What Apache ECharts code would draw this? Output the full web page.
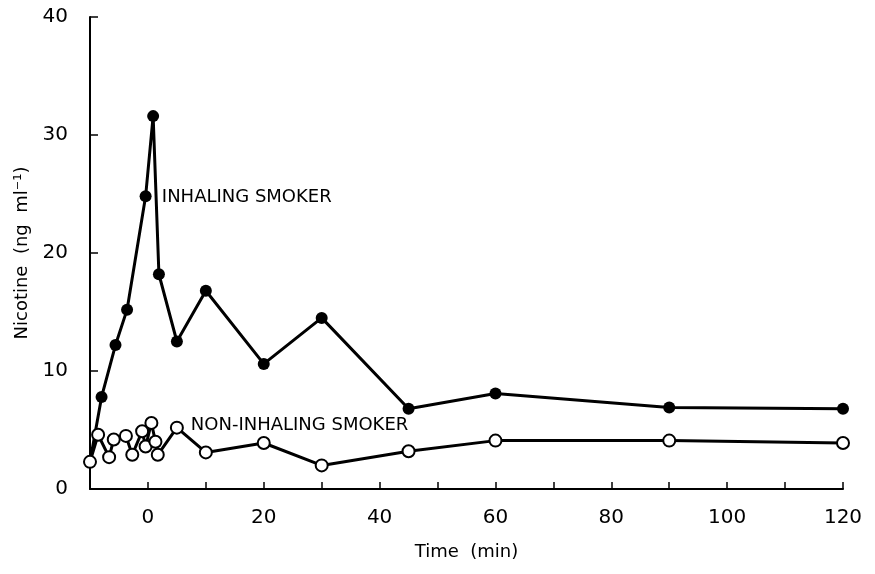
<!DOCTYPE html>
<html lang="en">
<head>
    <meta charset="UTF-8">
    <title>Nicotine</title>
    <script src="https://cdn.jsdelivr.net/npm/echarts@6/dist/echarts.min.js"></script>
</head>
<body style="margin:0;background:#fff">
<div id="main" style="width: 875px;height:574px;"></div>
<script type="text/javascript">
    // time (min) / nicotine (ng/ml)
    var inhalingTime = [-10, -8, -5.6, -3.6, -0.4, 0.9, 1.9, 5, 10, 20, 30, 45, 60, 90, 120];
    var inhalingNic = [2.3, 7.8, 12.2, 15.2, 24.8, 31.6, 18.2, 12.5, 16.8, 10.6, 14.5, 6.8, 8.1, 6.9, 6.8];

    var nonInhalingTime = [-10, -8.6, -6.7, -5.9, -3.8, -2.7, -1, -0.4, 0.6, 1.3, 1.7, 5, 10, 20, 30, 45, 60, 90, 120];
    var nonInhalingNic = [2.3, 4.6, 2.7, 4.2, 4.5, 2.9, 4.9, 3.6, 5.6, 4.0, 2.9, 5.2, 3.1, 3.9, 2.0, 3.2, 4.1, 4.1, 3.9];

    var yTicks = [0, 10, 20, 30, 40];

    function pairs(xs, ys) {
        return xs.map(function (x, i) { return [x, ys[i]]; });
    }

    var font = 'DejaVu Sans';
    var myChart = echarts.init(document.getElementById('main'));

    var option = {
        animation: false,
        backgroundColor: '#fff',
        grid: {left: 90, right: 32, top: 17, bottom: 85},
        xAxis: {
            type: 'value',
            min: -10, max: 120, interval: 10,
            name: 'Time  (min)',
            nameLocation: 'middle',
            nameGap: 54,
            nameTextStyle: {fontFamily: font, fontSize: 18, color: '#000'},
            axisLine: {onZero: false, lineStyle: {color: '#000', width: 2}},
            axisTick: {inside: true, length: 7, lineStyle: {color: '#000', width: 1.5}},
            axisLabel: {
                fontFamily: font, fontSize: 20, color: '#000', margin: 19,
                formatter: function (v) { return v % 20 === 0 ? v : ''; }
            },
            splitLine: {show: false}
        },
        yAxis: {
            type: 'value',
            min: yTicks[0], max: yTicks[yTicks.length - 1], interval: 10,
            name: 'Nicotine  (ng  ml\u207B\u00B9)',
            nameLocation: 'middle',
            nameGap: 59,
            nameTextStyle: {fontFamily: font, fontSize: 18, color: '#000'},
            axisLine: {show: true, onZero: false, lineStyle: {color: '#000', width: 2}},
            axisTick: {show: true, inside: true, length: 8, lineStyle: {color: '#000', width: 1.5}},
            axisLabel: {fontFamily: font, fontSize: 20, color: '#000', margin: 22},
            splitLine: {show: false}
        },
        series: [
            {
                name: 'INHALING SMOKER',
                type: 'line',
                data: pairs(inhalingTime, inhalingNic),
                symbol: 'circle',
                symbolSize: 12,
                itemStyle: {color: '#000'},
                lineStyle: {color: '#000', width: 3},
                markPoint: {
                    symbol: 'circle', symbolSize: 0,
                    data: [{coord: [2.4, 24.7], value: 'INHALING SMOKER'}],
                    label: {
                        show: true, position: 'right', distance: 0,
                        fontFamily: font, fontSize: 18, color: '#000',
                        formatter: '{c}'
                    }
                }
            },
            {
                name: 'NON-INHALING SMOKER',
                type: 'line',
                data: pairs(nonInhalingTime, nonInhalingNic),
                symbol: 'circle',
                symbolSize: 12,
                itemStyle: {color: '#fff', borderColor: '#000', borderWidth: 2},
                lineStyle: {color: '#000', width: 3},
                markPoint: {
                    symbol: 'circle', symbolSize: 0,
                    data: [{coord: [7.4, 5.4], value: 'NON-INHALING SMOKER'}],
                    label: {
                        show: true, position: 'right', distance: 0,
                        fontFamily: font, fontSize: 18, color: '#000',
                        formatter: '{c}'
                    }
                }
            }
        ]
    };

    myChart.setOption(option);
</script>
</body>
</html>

■ Requirement ■
Leave the pictures out, and print every line of the listing exactly as written.

■ Solution to the problem ■
What Apache ECharts code would draw this? Output the full web page.
<!DOCTYPE html>
<html lang="en">
<head>
    <meta charset="UTF-8">
    <title>Nicotine</title>
    <script src="https://cdn.jsdelivr.net/npm/echarts@6/dist/echarts.min.js"></script>
</head>
<body style="margin:0;background:#fff">
<div id="main" style="width: 875px;height:574px;"></div>
<script type="text/javascript">
    // time (min) / nicotine (ng/ml)
    var inhalingTime = [-10, -8, -5.6, -3.6, -0.4, 0.9, 1.9, 5, 10, 20, 30, 45, 60, 90, 120];
    var inhalingNic = [2.3, 7.8, 12.2, 15.2, 24.8, 31.6, 18.2, 12.5, 16.8, 10.6, 14.5, 6.8, 8.1, 6.9, 6.8];

    var nonInhalingTime = [-10, -8.6, -6.7, -5.9, -3.8, -2.7, -1, -0.4, 0.6, 1.3, 1.7, 5, 10, 20, 30, 45, 60, 90, 120];
    var nonInhalingNic = [2.3, 4.6, 2.7, 4.2, 4.5, 2.9, 4.9, 3.6, 5.6, 4.0, 2.9, 5.2, 3.1, 3.9, 2.0, 3.2, 4.1, 4.1, 3.9];

    var yTicks = [0, 10, 20, 30, 40];

    function pairs(xs, ys) {
        return xs.map(function (x, i) { return [x, ys[i]]; });
    }

    var font = 'DejaVu Sans';
    var myChart = echarts.init(document.getElementById('main'));

    var option = {
        animation: false,
        backgroundColor: '#fff',
        grid: {left: 90, right: 32, top: 17, bottom: 85},
        xAxis: {
            type: 'value',
            min: -10, max: 120, interval: 10,
            name: 'Time  (min)',
            nameLocation: 'middle',
            nameGap: 54,
            nameTextStyle: {fontFamily: font, fontSize: 18, color: '#000'},
            axisLine: {onZero: false, lineStyle: {color: '#000', width: 2}},
            axisTick: {inside: true, length: 7, lineStyle: {color: '#000', width: 1.5}},
            axisLabel: {
                fontFamily: font, fontSize: 20, color: '#000', margin: 19,
                formatter: function (v) { return v % 20 === 0 ? v : ''; }
            },
            splitLine: {show: false}
        },
        yAxis: {
            type: 'value',
            min: yTicks[0], max: yTicks[yTicks.length - 1], interval: 10,
            name: 'Nicotine  (ng  ml\u207B\u00B9)',
            nameLocation: 'middle',
            nameGap: 59,
            nameTextStyle: {fontFamily: font, fontSize: 18, color: '#000'},
            axisLine: {show: true, onZero: false, lineStyle: {color: '#000', width: 2}},
            axisTick: {show: true, inside: true, length: 8, lineStyle: {color: '#000', width: 1.5}},
            axisLabel: {fontFamily: font, fontSize: 20, color: '#000', margin: 22},
            splitLine: {show: false}
        },
        series: [
            {
                name: 'INHALING SMOKER',
                type: 'line',
                data: pairs(inhalingTime, inhalingNic),
                symbol: 'circle',
                symbolSize: 12,
                itemStyle: {color: '#000'},
                lineStyle: {color: '#000', width: 3},
                markPoint: {
                    symbol: 'circle', symbolSize: 0,
                    data: [{coord: [2.4, 24.7], value: 'INHALING SMOKER'}],
                    label: {
                        show: true, position: 'right', distance: 0,
                        fontFamily: font, fontSize: 18, color: '#000',
                        formatter: '{c}'
                    }
                }
            },
            {
                name: 'NON-INHALING SMOKER',
                type: 'line',
                data: pairs(nonInhalingTime, nonInhalingNic),
                symbol: 'circle',
                symbolSize: 12,
                itemStyle: {color: '#fff', borderColor: '#000', borderWidth: 2},
                lineStyle: {color: '#000', width: 3},
                markPoint: {
                    symbol: 'circle', symbolSize: 0,
                    data: [{coord: [7.4, 5.4], value: 'NON-INHALING SMOKER'}],
                    label: {
                        show: true, position: 'right', distance: 0,
                        fontFamily: font, fontSize: 18, color: '#000',
                        formatter: '{c}'
                    }
                }
            }
        ]
    };

    myChart.setOption(option);
</script>
</body>
</html>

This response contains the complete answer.